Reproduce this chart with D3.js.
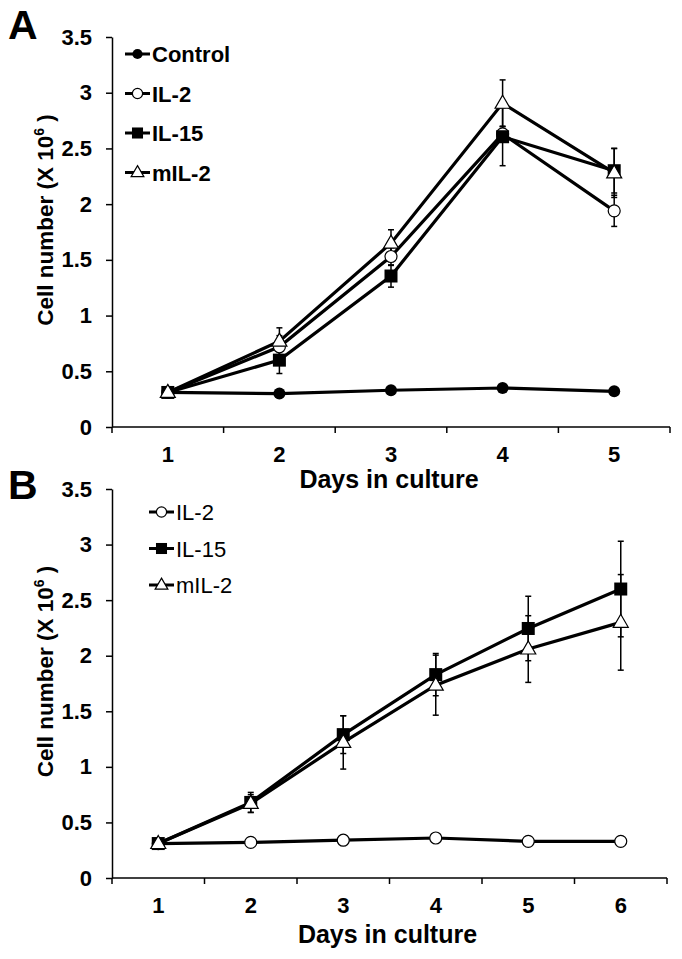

= = =

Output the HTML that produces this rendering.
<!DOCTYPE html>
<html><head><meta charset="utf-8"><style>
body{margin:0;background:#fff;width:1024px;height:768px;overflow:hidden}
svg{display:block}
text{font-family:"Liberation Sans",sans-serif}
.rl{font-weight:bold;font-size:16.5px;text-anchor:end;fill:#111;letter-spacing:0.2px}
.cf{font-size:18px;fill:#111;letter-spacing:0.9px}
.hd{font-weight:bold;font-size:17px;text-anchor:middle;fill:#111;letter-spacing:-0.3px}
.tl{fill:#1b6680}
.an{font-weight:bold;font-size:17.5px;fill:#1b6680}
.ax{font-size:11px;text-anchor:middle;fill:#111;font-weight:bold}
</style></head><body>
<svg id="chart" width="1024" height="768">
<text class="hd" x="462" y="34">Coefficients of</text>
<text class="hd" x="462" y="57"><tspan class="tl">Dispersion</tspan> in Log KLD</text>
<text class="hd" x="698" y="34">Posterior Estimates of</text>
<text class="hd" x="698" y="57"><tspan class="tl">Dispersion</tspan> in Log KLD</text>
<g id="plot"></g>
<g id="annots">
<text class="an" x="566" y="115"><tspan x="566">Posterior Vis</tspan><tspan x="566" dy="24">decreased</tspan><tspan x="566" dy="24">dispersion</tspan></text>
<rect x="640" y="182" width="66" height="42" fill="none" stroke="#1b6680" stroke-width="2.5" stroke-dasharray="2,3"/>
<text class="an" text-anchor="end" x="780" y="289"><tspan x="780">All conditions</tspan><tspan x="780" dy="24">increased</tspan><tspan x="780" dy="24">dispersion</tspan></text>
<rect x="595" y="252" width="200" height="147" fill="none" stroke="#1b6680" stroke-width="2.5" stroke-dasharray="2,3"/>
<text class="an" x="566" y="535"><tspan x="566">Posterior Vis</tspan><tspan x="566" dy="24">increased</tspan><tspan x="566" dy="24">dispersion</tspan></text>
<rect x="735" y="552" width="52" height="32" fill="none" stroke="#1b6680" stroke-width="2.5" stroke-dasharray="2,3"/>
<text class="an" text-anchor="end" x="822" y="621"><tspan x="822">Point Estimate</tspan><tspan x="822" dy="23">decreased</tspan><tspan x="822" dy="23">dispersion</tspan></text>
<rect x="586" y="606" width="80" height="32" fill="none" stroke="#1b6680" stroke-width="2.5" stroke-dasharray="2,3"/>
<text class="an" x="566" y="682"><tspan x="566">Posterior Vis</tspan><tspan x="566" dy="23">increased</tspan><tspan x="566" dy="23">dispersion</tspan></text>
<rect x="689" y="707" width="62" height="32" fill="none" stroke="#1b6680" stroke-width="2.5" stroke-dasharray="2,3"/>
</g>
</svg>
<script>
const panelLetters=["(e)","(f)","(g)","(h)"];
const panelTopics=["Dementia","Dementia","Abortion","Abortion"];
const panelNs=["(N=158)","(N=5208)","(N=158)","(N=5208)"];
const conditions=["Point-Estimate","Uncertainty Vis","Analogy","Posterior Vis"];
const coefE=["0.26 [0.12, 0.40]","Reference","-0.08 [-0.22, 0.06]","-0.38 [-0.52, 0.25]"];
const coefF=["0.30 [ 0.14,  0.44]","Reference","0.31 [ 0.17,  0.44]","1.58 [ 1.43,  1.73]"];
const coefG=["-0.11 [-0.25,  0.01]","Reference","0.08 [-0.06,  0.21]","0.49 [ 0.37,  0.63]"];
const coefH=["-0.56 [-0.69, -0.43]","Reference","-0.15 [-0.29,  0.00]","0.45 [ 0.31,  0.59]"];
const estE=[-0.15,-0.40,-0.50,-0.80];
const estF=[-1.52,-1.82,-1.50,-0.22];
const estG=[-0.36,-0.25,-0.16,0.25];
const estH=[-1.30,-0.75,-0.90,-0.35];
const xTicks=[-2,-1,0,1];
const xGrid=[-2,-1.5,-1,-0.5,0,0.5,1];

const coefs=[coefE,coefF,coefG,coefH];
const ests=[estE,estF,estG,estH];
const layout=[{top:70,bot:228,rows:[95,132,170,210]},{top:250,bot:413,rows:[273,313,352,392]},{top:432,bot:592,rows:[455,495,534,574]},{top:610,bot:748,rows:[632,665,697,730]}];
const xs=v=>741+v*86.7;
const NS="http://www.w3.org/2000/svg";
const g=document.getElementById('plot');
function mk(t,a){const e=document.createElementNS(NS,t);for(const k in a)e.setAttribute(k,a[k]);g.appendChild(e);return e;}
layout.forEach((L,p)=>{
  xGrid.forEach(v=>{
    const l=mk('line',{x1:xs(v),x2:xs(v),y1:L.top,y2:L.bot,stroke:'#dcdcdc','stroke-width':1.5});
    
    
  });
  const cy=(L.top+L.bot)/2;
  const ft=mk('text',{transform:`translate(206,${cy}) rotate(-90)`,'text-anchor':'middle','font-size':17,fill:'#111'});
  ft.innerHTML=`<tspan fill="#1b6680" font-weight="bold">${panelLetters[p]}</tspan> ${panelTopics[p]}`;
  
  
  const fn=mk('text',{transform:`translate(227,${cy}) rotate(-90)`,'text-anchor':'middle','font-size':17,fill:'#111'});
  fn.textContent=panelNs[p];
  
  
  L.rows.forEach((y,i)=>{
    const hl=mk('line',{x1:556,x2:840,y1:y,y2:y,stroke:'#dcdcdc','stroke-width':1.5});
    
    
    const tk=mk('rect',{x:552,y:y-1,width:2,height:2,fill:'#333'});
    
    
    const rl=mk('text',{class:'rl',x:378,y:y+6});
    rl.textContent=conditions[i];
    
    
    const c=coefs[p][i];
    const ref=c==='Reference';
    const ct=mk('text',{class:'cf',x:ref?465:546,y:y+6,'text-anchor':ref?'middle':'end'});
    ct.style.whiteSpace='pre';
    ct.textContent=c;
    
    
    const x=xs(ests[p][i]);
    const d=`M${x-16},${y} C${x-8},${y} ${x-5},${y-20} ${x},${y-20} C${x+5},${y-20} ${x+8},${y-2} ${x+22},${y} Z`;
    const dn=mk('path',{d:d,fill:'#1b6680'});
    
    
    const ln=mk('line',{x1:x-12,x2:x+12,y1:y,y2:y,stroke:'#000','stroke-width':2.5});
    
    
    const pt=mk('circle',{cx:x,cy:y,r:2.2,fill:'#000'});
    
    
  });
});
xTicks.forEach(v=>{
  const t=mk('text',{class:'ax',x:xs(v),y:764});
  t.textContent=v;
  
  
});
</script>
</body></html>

= = =

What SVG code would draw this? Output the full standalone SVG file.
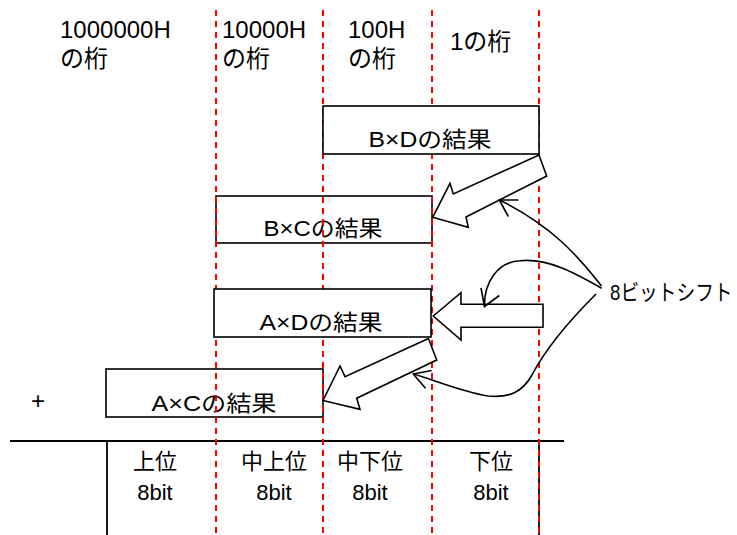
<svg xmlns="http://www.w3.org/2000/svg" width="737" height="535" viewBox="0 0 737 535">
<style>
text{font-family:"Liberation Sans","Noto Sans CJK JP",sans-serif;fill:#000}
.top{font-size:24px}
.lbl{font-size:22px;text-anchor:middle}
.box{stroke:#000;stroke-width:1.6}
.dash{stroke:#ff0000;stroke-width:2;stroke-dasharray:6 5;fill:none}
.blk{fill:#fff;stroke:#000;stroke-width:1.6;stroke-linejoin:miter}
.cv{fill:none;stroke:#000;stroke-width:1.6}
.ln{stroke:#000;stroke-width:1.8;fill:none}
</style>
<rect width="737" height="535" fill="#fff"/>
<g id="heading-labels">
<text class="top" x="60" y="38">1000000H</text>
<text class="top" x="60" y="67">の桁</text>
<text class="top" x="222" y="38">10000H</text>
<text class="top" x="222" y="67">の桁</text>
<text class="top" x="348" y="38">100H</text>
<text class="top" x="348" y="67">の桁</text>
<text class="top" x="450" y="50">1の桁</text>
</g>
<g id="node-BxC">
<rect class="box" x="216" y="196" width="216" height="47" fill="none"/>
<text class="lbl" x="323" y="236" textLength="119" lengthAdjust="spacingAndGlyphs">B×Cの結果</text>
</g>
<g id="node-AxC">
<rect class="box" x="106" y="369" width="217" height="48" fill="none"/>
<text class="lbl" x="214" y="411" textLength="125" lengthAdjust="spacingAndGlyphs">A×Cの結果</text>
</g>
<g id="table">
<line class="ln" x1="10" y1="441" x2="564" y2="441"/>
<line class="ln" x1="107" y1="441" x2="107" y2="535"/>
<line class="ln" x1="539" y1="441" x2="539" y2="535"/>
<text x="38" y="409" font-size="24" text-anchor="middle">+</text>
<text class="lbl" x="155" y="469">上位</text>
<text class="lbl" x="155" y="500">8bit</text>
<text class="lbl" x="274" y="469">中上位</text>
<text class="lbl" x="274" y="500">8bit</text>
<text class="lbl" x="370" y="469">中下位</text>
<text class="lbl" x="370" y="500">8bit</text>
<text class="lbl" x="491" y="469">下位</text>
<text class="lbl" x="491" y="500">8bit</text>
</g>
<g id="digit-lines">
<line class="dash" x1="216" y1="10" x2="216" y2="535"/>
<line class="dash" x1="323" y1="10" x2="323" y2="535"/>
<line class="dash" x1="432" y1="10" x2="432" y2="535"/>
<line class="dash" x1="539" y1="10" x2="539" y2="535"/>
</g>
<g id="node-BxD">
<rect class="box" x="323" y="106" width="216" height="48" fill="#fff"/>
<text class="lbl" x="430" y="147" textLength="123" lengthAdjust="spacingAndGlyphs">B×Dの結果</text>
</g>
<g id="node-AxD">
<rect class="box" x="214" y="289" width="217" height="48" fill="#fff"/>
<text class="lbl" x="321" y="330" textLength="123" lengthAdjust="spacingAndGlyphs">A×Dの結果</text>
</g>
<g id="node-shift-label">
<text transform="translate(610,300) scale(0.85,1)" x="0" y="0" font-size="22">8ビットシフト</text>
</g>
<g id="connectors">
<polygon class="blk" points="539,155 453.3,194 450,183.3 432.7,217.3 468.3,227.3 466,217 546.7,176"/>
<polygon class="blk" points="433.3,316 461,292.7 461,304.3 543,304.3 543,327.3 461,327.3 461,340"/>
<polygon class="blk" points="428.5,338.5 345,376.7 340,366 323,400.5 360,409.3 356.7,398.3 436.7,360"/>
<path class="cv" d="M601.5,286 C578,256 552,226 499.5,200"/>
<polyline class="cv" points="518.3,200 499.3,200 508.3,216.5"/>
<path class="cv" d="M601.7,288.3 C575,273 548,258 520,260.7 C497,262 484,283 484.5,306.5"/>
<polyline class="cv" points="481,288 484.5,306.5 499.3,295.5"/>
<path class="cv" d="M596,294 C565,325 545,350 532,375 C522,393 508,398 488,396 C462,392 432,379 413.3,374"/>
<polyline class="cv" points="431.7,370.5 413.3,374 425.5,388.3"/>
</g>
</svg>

= = =

Set exercise: Say how many lines of the data hold the string "chart". Reply with the number alone.

Complete response: 2